The 2012 session also will be known for what it didn't do: Revisit immigration law. Avoiding the hot emotions of that topic seemed a priority as the state's majority party prepares to pick candidates for November.

The hot-button issues this year include a proposal to clarify Utahns' right to openly carry a firearm in public and a bill about how our schools should, or shouldn't, teach students about sex.

Those headline-grabbing issues are sideshows to the real heavy-lifting lawmakers do: deciding how to spend $13 billion. Their real challenge is in prioritizing the needs of Utahns and slicing the pie accordingly. It's neither simple nor sexy. It's painstaking debate, analysis and compromise. But it is the most important thing they do. After all, it is your money.

During the past six weeks, our team of reporters, photographers and editors has worked hard to explain all this, to frame the issues, to accurately portray different political positions and the processes of your elected leaders in action. In particular, our state government team and our education team have been on the Hill from dawn into dark — literally — to report on the debate. Most desks in our newsroom have sent reporters to the Capitol to write on issues in their coverage areas.

Our Friday newspaper carried 12 stories from the Legislature, two of them on the front page, and two more, including a Paul Rolly column, on the cover of the Utah section. Online at sltrib.com, we had an additional half-dozen or so stories.

That is typical of our coverage. We blanket the Legislature because that is our responsibility — to report, explain, analyze, put in context, hold accountable and serve as watchdog.
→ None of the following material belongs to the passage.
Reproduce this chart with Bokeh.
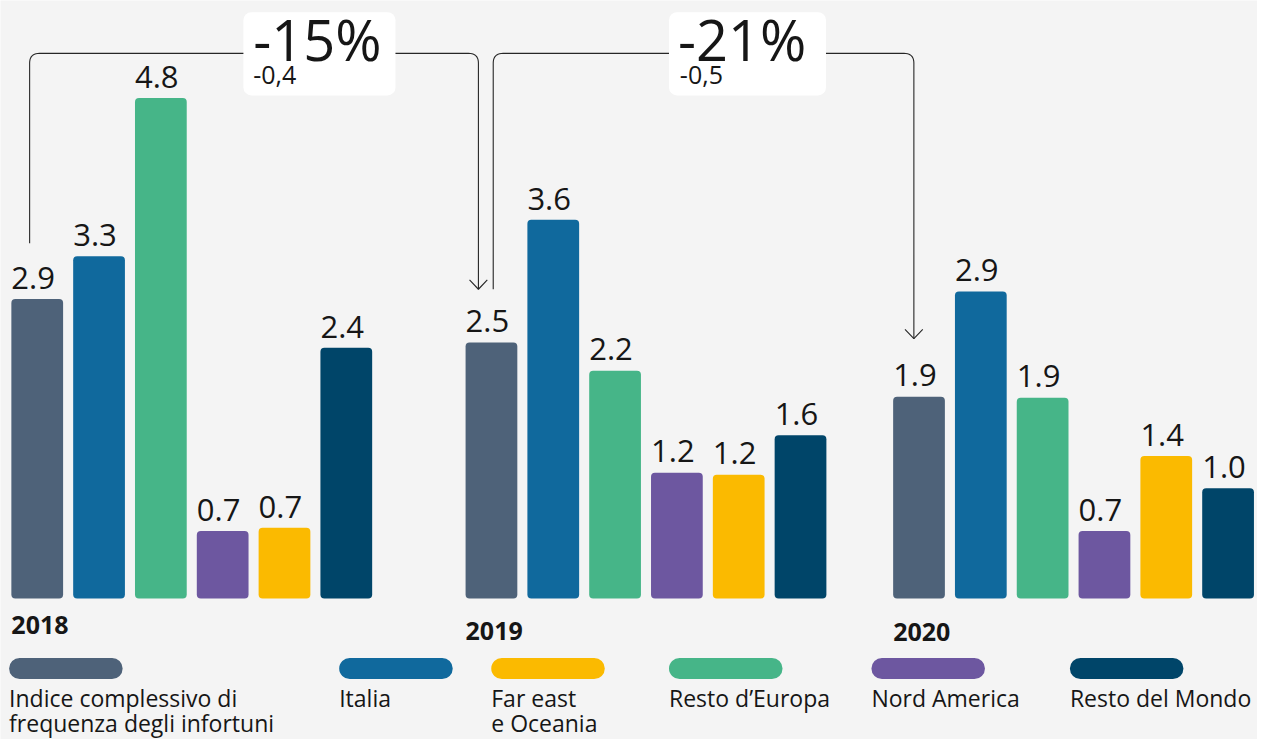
import math
from bokeh.plotting import figure
from bokeh.models import ColumnDataSource, Range1d
from bokeh.core.properties import value
from bokeh.embed import file_html
from bokeh.resources import INLINE

# ---------------- data ----------------
years = ["2018", "2019", "2020"]
series = ["Indice complessivo di\nfrequenza degli infortuni", "Italia", "Resto d’Europa",
          "Nord America", "Far east\ne Oceania", "Resto del Mondo"]
colors = ["#4e6279", "#10699d", "#46b588", "#6d57a0", "#fbba00", "#004569"]
values_2018 = [2.88, 3.29, 4.81, 0.65, 0.68, 2.41]
values_2019 = [2.46, 3.64, 2.19, 1.21, 1.19, 1.57]
values_2020 = [1.94, 2.95, 1.93, 0.65, 1.37, 1.06]
labels_2018 = ["2.9", "3.3", "4.8", "0.7", "0.7", "2.4"]
labels_2019 = ["2.5", "3.6", "2.2", "1.2", "1.2", "1.6"]
labels_2020 = ["1.9", "2.9", "1.9", "0.7", "1.4", "1.0"]
changes_pct = ["-15%", "-21%"]
changes_abs = ["-0,4", "-0,5"]
legend_order = [0, 1, 4, 2, 3, 5]

all_values = [values_2018, values_2019, values_2020]
all_labels = [labels_2018, labels_2019, labels_2020]

# ---------------- layout (reference pixel space) ----------------
PX = 106.3          # reference pixels per unit
BASE = 611.0        # reference y of bar baseline
SY = 739 / 755      # screen px per reference px (vertical)
def Y(ypx):
    return (BASE - ypx) / PX

def TY(baseline_px, fs):
    # compensate for the line-box based placement of alphabetic text
    return Y(baseline_px - 0.37 * fs / SY)

GROUP_LEFT = [11, 471, 904]
PITCH = 62.6
BAR_W = 52.4
YEAR_BASE = [647.7, 653.3, 655.0]
LEG_LEFT = [8.7, 343, 497, 677, 882, 1083]
LEG_W = 115
FONT = "Open Sans"
TXT = "#161616"
BG = "#f4f4f4"
FS_VAL, FS_YEAR, FS_PCT, FS_ABS, FS_LEG = 31, 25, 56, 25, 23

p = figure(width=1257, height=739, x_range=Range1d(0, 1273), y_range=Range1d(Y(755), Y(0)),
           output_backend="svg", toolbar_location=None, min_border=0)
p.axis.visible = False
p.xgrid.visible = False
p.ygrid.visible = False
p.outline_line_color = None
p.background_fill_color = BG
p.border_fill_color = BG

# ---------------- bars ----------------
xs, tops, cols, lx, ly, labs = [], [], [], [], [], []
for g in range(3):
    for i in range(6):
        left = GROUP_LEFT[g] + i * PITCH
        xs.append(left + BAR_W / 2)
        tops.append(all_values[g][i])
        cols.append(colors[i])
        lx.append(left)
        ly.append(all_values[g][i] + (10 + 0.37 * FS_VAL / SY) / PX)
        labs.append(all_labels[g][i])
src = ColumnDataSource(dict(x=xs, top=tops, color=cols, lx=lx, ly=ly, lab=labs))
p.vbar(x="x", top="top", bottom=0, width=BAR_W, fill_color="color", line_color=None,
       border_radius=4, source=src)
p.text(x="lx", y="ly", text="lab", source=src, text_font=value(FONT),
       text_font_size=f"{FS_VAL}px", text_color=TXT, text_align="left",
       text_baseline="alphabetic")

# year labels
p.text(x=[GROUP_LEFT[g] for g in range(3)], y=[TY(b, FS_YEAR) for b in YEAR_BASE], text=years,
       text_font=value(FONT), text_font_size=f"{FS_YEAR}px", text_font_style="bold",
       text_color=TXT, text_align="left", text_baseline="alphabetic")

# ---------------- connectors ----------------
def rounded(pts, r=10, n=10):
    out = [pts[0]]
    for k in range(1, len(pts) - 1):
        (x0, y0), (x1, y1), (x2, y2) = pts[k - 1], pts[k], pts[k + 1]
        l1 = math.hypot(x1 - x0, y1 - y0)
        l2 = math.hypot(x2 - x1, y2 - y1)
        ax, ay = x1 - (x1 - x0) / l1 * r, y1 - (y1 - y0) / l1 * r
        bx, by = x1 + (x2 - x1) / l2 * r, y1 + (y2 - y1) / l2 * r
        for j in range(n + 1):
            t = j / n
            out.append(((1 - t) ** 2 * ax + 2 * (1 - t) * t * x1 + t ** 2 * bx,
                        (1 - t) ** 2 * ay + 2 * (1 - t) * t * y1 + t ** 2 * by))
    out.append(pts[-1])
    return out

connectors = [[(29.5, 248), (29.5, 54), (484, 54), (484, 295)],
              [(499, 295), (499, 54), (925, 54), (925, 345.5)]]
LINE_C = "#262626"
for c in connectors:
    path = rounded(c)
    p.line([q[0] for q in path], [Y(q[1]) for q in path], line_color=LINE_C, line_width=1.1)
    tx, ty = c[-1]
    p.line([tx - 9, tx, tx + 9], [Y(ty - 9.5), Y(ty), Y(ty - 9.5)], line_color=LINE_C,
           line_width=1.1)

# boxes with changes
boxes = [(246, 400), (677, 836)]
p.quad(left=[b[0] for b in boxes], right=[b[1] for b in boxes], top=Y(12), bottom=Y(97),
       fill_color="white", line_color=None, border_radius=8)
p.text(x=[256, 686], y=[TY(60, FS_PCT), TY(60.5, FS_PCT)], text=changes_pct,
       text_font=value(FONT), text_font_size=f"{FS_PCT}px", text_color=TXT,
       text_align="left", text_baseline="alphabetic")
p.text(x=[256, 688], y=[TY(86, FS_ABS), TY(86, FS_ABS)], text=changes_abs,
       text_font=value(FONT), text_font_size=f"{FS_ABS}px", text_color=TXT,
       text_align="left", text_baseline="alphabetic")

# ---------------- legend ----------------
leg_cols = [colors[i] for i in legend_order]
p.quad(left=LEG_LEFT, right=[l + LEG_W for l in LEG_LEFT], top=Y(671.7), bottom=Y(693.3),
       fill_color=leg_cols, line_color=None, border_radius=11)
tx, ty, tt = [], [], []
for k, i in enumerate(legend_order):
    for j, line in enumerate(series[i].split("\n")):
        tx.append(LEG_LEFT[k])
        ty.append(TY(721 + 26 * j, FS_LEG))
        tt.append(line)
p.text(x=tx, y=ty, text=tt, text_font=value(FONT), text_font_size=f"{FS_LEG}px",
       text_color=TXT, text_align="left", text_baseline="alphabetic")

open("out.html", "w").write(file_html(p, INLINE))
Since January, we have worked hard to be first to let you know what issues are on tap in committee hearings, what votes have taken place. Initial reports have appeared on our website; play-by-play debate on the most important issues have been carried via Twitter. Stories have been developed and fleshed out throughout the day.

If you were to visit sltrib.com throughout the day, you would be up to date on what lawmakers were up to on the Hill. If you were to return at, say, 9 p.m., you would have an extensive and contextualized look at what they accomplished. The next morning, newspaper readers would unfold a complete and concise report.

We are present on Capitol Hill to give you access to the process of making the laws under which you live. It is a privilege to have this responsibility. We are committed to doing it right.